Exactly as written, write out the lines below from the first to the one containing "import plotly.graph_objects as go", inclusive. Pictures do not belong in the copy.

Data section:
----------
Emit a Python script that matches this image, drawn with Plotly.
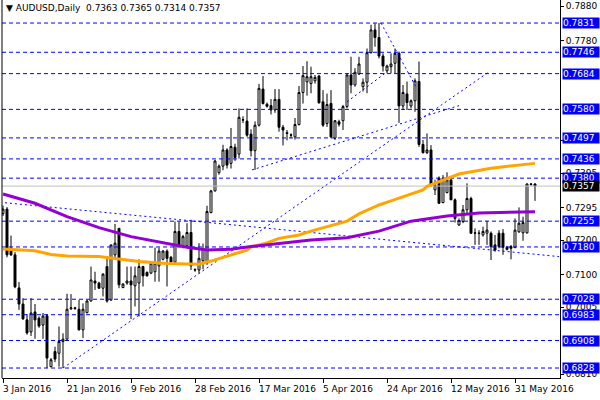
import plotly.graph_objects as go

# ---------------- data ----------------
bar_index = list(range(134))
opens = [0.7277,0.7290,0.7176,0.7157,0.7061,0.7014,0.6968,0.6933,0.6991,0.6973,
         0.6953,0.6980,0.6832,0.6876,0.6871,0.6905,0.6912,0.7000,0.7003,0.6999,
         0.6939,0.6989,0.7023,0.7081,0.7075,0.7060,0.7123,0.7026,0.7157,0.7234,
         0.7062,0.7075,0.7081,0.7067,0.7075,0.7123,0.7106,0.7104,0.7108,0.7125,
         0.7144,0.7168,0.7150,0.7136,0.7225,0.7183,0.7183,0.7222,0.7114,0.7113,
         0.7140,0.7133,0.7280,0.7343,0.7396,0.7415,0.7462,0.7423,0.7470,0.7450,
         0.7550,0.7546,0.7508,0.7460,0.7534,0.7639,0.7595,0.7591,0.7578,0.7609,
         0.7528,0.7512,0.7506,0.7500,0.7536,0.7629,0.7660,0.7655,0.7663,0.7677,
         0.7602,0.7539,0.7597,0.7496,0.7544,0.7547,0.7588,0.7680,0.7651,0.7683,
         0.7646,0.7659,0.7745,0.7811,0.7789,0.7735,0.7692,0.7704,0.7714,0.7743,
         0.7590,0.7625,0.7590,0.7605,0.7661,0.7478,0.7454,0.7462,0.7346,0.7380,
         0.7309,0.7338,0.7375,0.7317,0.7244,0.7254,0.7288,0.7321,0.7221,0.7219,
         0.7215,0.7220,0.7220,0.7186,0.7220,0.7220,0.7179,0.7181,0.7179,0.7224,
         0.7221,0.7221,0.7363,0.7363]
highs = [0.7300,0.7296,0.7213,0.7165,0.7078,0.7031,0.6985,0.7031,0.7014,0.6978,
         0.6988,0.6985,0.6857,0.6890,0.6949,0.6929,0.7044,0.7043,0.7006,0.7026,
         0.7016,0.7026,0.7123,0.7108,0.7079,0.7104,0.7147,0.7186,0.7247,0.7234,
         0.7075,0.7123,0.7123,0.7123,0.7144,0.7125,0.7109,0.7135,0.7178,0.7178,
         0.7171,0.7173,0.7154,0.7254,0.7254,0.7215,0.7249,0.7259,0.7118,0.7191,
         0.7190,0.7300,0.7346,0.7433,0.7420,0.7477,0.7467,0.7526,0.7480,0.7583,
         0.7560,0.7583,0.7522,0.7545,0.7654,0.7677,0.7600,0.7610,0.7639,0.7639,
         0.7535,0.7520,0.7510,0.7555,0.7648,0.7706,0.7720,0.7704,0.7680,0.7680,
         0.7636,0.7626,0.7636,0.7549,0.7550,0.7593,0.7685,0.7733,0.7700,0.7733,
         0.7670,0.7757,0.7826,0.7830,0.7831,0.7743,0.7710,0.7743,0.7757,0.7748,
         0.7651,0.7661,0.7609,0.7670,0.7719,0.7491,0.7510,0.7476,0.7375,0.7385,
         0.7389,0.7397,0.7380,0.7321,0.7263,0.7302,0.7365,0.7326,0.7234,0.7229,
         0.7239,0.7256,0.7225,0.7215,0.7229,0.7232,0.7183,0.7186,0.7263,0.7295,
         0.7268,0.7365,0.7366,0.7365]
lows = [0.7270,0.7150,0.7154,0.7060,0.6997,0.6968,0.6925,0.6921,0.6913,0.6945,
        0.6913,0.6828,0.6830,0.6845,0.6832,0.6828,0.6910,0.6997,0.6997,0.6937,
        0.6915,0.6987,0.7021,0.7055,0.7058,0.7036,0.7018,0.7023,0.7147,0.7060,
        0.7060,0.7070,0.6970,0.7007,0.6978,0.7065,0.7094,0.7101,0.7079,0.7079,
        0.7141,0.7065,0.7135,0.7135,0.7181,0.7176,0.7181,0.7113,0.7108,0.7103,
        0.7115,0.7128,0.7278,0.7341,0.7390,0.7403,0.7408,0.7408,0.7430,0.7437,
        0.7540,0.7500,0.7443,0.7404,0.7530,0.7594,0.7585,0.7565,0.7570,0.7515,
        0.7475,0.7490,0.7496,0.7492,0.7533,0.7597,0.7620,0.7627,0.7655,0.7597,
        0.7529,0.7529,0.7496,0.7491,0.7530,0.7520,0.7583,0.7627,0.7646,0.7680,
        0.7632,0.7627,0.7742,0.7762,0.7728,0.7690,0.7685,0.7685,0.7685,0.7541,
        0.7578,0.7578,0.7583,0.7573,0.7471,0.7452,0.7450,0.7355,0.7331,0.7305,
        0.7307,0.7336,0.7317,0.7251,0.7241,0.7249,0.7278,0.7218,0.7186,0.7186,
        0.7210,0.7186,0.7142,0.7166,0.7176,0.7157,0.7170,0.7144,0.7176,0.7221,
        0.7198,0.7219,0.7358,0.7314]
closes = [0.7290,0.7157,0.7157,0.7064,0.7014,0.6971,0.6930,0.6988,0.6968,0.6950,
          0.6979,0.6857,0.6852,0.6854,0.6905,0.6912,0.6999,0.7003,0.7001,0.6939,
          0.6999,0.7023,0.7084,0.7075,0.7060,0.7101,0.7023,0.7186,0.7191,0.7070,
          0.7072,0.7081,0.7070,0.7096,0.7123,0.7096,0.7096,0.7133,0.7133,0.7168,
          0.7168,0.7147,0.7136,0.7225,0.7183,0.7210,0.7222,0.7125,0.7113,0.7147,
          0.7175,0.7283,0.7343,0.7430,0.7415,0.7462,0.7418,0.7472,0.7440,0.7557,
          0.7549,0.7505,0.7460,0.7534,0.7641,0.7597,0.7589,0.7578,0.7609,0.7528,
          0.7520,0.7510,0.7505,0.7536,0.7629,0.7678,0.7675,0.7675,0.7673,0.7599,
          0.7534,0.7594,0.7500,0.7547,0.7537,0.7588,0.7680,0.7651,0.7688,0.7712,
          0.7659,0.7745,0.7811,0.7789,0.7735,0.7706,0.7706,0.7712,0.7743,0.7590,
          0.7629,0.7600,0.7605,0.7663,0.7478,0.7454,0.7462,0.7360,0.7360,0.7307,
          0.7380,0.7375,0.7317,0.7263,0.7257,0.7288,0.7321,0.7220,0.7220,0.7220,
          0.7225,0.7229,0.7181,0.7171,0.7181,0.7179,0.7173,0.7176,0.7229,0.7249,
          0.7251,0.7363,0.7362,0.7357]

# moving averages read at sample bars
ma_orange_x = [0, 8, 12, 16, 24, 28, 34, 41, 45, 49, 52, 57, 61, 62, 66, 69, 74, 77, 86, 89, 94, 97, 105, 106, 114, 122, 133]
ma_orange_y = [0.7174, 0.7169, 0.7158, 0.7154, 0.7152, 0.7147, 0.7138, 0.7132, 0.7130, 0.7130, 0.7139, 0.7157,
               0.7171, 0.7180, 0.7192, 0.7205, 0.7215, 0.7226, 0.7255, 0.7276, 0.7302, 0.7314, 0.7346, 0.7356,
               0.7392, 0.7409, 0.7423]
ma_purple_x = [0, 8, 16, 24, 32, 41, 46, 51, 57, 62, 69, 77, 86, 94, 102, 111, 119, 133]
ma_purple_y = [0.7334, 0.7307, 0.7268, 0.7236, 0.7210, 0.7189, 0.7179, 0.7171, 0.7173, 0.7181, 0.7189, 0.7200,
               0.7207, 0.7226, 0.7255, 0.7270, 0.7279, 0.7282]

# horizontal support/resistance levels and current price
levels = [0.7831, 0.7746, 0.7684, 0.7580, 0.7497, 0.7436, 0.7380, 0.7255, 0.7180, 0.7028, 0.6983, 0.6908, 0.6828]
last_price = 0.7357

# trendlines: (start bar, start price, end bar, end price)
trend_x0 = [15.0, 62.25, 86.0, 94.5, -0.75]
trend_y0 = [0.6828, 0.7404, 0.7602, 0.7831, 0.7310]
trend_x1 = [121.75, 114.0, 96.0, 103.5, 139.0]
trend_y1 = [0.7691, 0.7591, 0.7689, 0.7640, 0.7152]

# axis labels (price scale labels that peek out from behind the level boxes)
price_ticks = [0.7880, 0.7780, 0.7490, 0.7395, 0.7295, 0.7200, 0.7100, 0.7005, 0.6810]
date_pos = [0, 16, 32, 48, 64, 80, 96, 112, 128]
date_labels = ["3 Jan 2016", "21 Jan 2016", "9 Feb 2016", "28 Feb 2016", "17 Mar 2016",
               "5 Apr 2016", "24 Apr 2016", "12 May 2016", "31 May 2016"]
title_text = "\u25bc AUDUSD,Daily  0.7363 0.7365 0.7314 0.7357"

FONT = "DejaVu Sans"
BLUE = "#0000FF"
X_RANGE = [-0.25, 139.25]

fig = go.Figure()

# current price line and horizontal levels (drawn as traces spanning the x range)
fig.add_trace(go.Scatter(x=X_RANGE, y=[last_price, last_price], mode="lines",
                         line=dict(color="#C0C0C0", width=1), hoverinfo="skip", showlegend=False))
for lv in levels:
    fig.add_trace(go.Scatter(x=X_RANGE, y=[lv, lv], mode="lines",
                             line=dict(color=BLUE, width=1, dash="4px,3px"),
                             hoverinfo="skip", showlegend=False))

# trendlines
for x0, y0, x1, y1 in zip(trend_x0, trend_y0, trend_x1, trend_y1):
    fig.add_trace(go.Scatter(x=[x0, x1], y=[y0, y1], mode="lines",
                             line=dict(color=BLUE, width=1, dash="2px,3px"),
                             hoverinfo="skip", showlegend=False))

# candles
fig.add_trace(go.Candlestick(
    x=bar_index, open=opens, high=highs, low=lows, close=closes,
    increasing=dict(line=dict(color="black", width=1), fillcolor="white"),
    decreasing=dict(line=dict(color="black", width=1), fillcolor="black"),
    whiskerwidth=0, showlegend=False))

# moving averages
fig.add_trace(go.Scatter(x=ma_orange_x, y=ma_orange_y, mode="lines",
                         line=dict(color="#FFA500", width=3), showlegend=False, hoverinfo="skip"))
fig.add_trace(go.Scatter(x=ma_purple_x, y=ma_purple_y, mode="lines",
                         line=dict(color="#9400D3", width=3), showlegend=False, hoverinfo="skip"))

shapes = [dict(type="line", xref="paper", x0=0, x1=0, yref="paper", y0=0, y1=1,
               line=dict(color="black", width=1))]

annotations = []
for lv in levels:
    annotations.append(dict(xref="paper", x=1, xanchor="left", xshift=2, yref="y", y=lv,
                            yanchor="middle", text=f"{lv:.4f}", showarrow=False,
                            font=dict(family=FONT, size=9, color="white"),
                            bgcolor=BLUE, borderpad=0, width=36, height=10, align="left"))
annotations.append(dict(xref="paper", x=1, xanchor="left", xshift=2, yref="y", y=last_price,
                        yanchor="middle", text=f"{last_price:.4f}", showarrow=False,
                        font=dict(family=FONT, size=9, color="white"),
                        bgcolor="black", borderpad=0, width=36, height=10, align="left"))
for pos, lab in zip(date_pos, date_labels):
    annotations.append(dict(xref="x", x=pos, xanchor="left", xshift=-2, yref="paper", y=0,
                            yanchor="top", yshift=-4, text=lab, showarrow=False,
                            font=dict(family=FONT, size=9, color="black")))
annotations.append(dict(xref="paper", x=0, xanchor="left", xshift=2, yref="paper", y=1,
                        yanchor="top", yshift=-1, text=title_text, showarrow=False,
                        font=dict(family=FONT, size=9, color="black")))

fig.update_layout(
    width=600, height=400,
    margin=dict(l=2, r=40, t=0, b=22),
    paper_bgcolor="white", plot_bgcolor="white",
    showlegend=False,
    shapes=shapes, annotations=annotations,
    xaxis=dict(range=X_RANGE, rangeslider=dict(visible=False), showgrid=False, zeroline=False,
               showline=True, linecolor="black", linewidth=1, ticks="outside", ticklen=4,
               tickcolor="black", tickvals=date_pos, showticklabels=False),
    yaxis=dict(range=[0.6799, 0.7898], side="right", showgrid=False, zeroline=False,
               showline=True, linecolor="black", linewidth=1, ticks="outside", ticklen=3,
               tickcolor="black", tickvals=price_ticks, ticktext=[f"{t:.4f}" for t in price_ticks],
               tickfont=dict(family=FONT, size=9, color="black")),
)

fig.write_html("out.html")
----------
Task result:
Emit a Python script that matches this image, drawn with Plotly.
import plotly.graph_objects as go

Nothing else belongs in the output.